Tori and Dan’s Ceramic Bowl :)

Tori and Dan made Stef and I a beautiful ceramic bowl for their wedding gift to us last year. Its blue and red and has a flowery-type design on the inside. On the bottom they wrote a little something. I love this bowl. Stef loves it too. Today as I was washing it as part of my marathon apartment cleaning session I thought about how cool a gift it was, how cool all of our gifts were and how so many people put so much thought into them. I smiled. For once, I’d had a happy thought while cleaning.

If I’d been looking for the answer to what kind of activities would make me feel like I’d done something with my day, today I found it. I cleaned the whole apartment this afternoon. I vacuumed the whole place, mopped the kitchen and bathroom floors, did the dishes, put a bunch of stuff away in our storage closet downstairs, and cleaned the toilet bowl. When I was done I sat down to see if I could buy tickets to Episode II online yet (they went on sale in a lot of places today, but not Lowell) and I felt good about what I’d done.

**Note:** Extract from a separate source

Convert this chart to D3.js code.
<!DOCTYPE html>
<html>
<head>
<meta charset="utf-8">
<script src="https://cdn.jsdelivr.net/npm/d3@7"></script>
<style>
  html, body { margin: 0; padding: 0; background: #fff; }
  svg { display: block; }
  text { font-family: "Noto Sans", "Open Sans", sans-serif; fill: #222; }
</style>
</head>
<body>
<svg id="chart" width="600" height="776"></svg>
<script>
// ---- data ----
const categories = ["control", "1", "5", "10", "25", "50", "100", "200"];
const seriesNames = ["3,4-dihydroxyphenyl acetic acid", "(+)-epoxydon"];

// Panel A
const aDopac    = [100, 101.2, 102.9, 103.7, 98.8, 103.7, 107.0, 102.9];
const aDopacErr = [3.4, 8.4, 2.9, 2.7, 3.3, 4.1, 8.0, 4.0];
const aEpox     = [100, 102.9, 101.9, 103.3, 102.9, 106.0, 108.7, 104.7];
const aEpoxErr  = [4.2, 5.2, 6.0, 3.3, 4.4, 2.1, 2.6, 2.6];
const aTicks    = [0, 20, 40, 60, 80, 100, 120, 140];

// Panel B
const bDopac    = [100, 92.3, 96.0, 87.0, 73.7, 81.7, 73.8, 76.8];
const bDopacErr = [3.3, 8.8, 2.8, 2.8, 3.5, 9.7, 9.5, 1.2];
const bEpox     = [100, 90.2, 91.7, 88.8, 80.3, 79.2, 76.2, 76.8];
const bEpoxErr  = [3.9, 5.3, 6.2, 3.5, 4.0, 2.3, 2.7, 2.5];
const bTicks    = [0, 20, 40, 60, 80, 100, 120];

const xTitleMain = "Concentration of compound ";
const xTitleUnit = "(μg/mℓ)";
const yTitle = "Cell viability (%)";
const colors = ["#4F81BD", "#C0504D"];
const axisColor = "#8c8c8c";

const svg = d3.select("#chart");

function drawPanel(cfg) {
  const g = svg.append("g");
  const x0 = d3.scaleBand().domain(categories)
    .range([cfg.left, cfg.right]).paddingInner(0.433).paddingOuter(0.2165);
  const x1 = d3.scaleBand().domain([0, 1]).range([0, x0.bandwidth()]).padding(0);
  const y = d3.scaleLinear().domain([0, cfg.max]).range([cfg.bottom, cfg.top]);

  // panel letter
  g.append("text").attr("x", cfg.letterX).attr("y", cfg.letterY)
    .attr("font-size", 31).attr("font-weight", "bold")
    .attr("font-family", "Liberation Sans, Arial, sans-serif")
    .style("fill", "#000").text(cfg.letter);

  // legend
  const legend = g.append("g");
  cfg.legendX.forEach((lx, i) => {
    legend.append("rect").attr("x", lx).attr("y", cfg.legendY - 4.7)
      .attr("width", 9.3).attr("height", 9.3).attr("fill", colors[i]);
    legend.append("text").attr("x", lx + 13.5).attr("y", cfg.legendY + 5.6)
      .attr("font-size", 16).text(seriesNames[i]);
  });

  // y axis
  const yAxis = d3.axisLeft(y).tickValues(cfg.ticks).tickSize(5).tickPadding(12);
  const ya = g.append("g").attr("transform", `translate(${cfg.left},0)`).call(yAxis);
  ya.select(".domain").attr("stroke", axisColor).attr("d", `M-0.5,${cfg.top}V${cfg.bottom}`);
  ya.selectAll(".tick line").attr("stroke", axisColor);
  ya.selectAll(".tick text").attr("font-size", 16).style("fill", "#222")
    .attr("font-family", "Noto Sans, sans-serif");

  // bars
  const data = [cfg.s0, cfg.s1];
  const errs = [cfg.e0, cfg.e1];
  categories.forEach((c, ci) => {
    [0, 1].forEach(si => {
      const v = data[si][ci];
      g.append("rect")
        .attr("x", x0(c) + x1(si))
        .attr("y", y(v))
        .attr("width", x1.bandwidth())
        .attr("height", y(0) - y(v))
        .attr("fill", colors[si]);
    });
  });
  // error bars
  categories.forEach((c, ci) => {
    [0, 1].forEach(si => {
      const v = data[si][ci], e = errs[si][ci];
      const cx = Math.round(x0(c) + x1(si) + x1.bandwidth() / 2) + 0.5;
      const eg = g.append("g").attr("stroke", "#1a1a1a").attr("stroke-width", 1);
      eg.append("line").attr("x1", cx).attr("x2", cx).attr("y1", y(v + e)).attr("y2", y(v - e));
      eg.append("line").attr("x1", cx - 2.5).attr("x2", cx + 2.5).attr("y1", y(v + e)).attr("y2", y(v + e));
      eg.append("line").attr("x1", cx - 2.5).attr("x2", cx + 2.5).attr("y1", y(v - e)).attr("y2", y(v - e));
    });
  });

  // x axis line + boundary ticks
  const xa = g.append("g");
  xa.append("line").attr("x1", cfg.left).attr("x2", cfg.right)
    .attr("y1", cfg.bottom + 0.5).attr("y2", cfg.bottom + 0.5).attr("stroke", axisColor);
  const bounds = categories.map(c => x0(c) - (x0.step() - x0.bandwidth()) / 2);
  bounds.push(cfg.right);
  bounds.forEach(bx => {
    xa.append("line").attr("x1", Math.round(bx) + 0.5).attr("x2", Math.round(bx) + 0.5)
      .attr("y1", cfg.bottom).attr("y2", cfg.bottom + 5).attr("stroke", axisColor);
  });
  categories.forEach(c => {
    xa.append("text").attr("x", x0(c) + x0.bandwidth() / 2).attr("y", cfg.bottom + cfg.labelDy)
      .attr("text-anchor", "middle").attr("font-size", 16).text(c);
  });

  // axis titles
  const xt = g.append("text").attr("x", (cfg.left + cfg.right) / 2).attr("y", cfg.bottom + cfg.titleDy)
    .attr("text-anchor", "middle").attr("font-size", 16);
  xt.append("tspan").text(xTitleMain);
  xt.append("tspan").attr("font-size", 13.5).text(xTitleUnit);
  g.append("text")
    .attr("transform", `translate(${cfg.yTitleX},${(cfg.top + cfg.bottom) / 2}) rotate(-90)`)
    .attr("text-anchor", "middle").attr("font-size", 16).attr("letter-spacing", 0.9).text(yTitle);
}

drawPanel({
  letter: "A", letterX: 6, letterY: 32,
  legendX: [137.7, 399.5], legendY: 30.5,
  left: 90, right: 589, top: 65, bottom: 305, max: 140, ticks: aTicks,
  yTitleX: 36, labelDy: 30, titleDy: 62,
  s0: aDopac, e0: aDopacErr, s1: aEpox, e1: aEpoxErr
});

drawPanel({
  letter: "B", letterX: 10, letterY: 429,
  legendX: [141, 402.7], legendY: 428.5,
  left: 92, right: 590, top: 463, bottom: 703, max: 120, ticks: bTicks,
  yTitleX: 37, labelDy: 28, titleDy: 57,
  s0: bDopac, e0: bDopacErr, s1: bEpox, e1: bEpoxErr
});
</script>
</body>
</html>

Stef had a rough day yesterday and I’m guessing today won’t be much better. The last thing she needed was to come home to an apartment that looked the way ours did. If she comes home on a Friday and sees the apartment is a pig-stye she’ll wake up early Saturday morning and have the whole place clean before I get out of bed. Then we get into a fight about how she should’ve left something for me to do, and how I should’ve done some of the work during the week if I wanted to contribute and…

Well you can imagine it just goes downhill from there.

Anyway, the apartment is clean and now Stef and I can relax and enjoy each other’s company this weekend. We did that last weekend but there’s no rule saying we can’t do it two weekends in a row. There’s no rule saying we can’t relax every weekend instead of busting our ass cleaning the apartment. In fact, I think there is a rule that says you should relax every weekend and we just break it all the time.

But not this weekend. This weekend we relax and we look around our apartment at all of the gifts that people bought us last year and we smile.

I betcha Tori and Dan never thought their ceramic bowl would brighten a Friday afternoon for me a year later.